**Supplied material**
----

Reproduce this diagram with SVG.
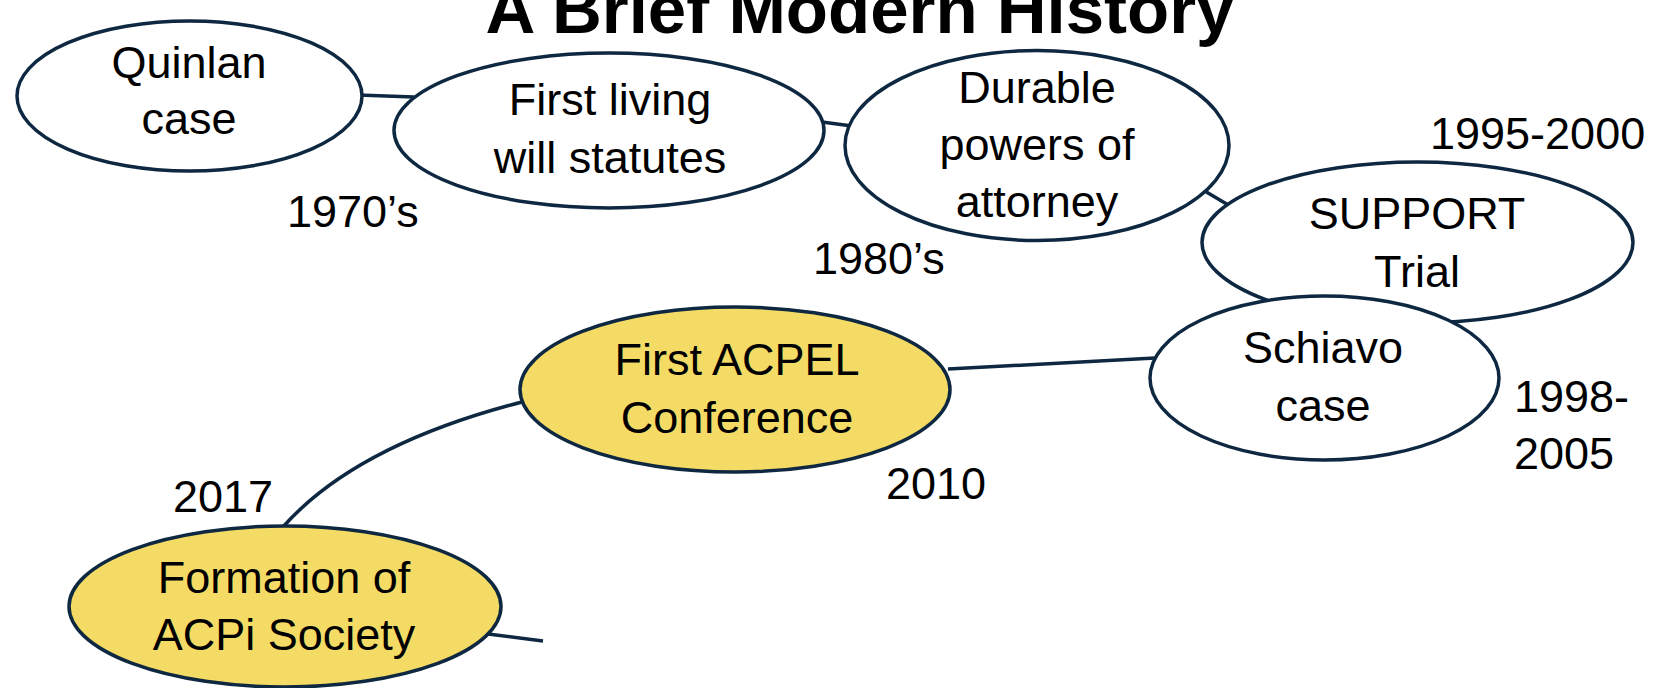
<svg xmlns="http://www.w3.org/2000/svg" width="1655" height="688" viewBox="0 0 1655 688">
<style>
.n{stroke:#0e2841;stroke-width:3.5}
.w{fill:#ffffff}
.y{fill:#f4db65}
.c{fill:none;stroke:#0e2841;stroke-width:3.5}
text{font-family:"Liberation Sans",Arial,sans-serif;font-size:45px;fill:#000}
.m{text-anchor:middle}
.t{font-size:69px;font-weight:bold;text-anchor:middle}
</style>
<rect width="1655" height="688" fill="#ffffff"/>
<text class="t" x="860" y="33">A Brief Modern History</text>
<g id="connectors">
<line class="c" x1="358" y1="95" x2="414" y2="97"/>
<line class="c" x1="822" y1="122" x2="852" y2="126"/>
<line class="c" x1="1203" y1="190" x2="1230" y2="206"/>
<line class="c" x1="948" y1="369" x2="1155" y2="358"/>
<path class="c" d="M522 402 Q355 445 282 528"/>
<line class="c" x1="488" y1="634" x2="543" y2="641"/>
</g>
<g id="quinlan"><ellipse class="n w" cx="189.5" cy="96" rx="172.5" ry="75"/><text class="m" x="189" y="78">Quinlan</text><text class="m" x="189" y="134">case</text></g>
<g id="living-will"><ellipse class="n w" cx="609" cy="130.5" rx="215" ry="77.5"/><text class="m" x="610" y="115">First living</text><text class="m" x="610" y="173">will statutes</text></g>
<g id="durable"><ellipse class="n w" cx="1037" cy="145.5" rx="192" ry="95"/><text class="m" x="1037" y="103">Durable</text><text class="m" x="1037" y="160">powers of</text><text class="m" x="1037" y="217">attorney</text></g>
<g id="support"><ellipse class="n w" cx="1417.5" cy="242.5" rx="215.5" ry="80.5"/><text class="m" x="1417" y="229">SUPPORT</text><text class="m" x="1417" y="287">Trial</text></g>
<g id="schiavo"><ellipse class="n w" cx="1324.5" cy="378" rx="174.5" ry="82"/><text class="m" x="1323" y="363">Schiavo</text><text class="m" x="1323" y="421">case</text></g>
<g id="acpel"><ellipse class="n y" cx="735" cy="389.5" rx="215" ry="82.5"/><text class="m" x="737" y="375">First ACPEL</text><text class="m" x="737" y="433">Conference</text></g>
<g id="acpi"><ellipse class="n y" cx="285" cy="606.5" rx="216" ry="80.5"/><text class="m" x="284" y="593">Formation of</text><text class="m" x="284" y="650">ACPi Society</text></g>
<g id="labels">
<text x="287" y="227">1970’s</text>
<text x="813" y="274">1980’s</text>
<text x="1430" y="149">1995-2000</text>
<text x="1514" y="412">1998-</text>
<text x="1514" y="469">2005</text>
<text x="886" y="499">2010</text>
<text x="173" y="512">2017</text>
</g>
</svg>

----

**Exercise prompt**
From the listing, extract all text exactly as given and drop any picture.

**Response below**
Reproduce this diagram with SVG.
<svg xmlns="http://www.w3.org/2000/svg" width="1655" height="688" viewBox="0 0 1655 688">
<style>
.n{stroke:#0e2841;stroke-width:3.5}
.w{fill:#ffffff}
.y{fill:#f4db65}
.c{fill:none;stroke:#0e2841;stroke-width:3.5}
text{font-family:"Liberation Sans",Arial,sans-serif;font-size:45px;fill:#000}
.m{text-anchor:middle}
.t{font-size:69px;font-weight:bold;text-anchor:middle}
</style>
<rect width="1655" height="688" fill="#ffffff"/>
<text class="t" x="860" y="33">A Brief Modern History</text>
<g id="connectors">
<line class="c" x1="358" y1="95" x2="414" y2="97"/>
<line class="c" x1="822" y1="122" x2="852" y2="126"/>
<line class="c" x1="1203" y1="190" x2="1230" y2="206"/>
<line class="c" x1="948" y1="369" x2="1155" y2="358"/>
<path class="c" d="M522 402 Q355 445 282 528"/>
<line class="c" x1="488" y1="634" x2="543" y2="641"/>
</g>
<g id="quinlan"><ellipse class="n w" cx="189.5" cy="96" rx="172.5" ry="75"/><text class="m" x="189" y="78">Quinlan</text><text class="m" x="189" y="134">case</text></g>
<g id="living-will"><ellipse class="n w" cx="609" cy="130.5" rx="215" ry="77.5"/><text class="m" x="610" y="115">First living</text><text class="m" x="610" y="173">will statutes</text></g>
<g id="durable"><ellipse class="n w" cx="1037" cy="145.5" rx="192" ry="95"/><text class="m" x="1037" y="103">Durable</text><text class="m" x="1037" y="160">powers of</text><text class="m" x="1037" y="217">attorney</text></g>
<g id="support"><ellipse class="n w" cx="1417.5" cy="242.5" rx="215.5" ry="80.5"/><text class="m" x="1417" y="229">SUPPORT</text><text class="m" x="1417" y="287">Trial</text></g>
<g id="schiavo"><ellipse class="n w" cx="1324.5" cy="378" rx="174.5" ry="82"/><text class="m" x="1323" y="363">Schiavo</text><text class="m" x="1323" y="421">case</text></g>
<g id="acpel"><ellipse class="n y" cx="735" cy="389.5" rx="215" ry="82.5"/><text class="m" x="737" y="375">First ACPEL</text><text class="m" x="737" y="433">Conference</text></g>
<g id="acpi"><ellipse class="n y" cx="285" cy="606.5" rx="216" ry="80.5"/><text class="m" x="284" y="593">Formation of</text><text class="m" x="284" y="650">ACPi Society</text></g>
<g id="labels">
<text x="287" y="227">1970’s</text>
<text x="813" y="274">1980’s</text>
<text x="1430" y="149">1995-2000</text>
<text x="1514" y="412">1998-</text>
<text x="1514" y="469">2005</text>
<text x="886" y="499">2010</text>
<text x="173" y="512">2017</text>
</g>
</svg>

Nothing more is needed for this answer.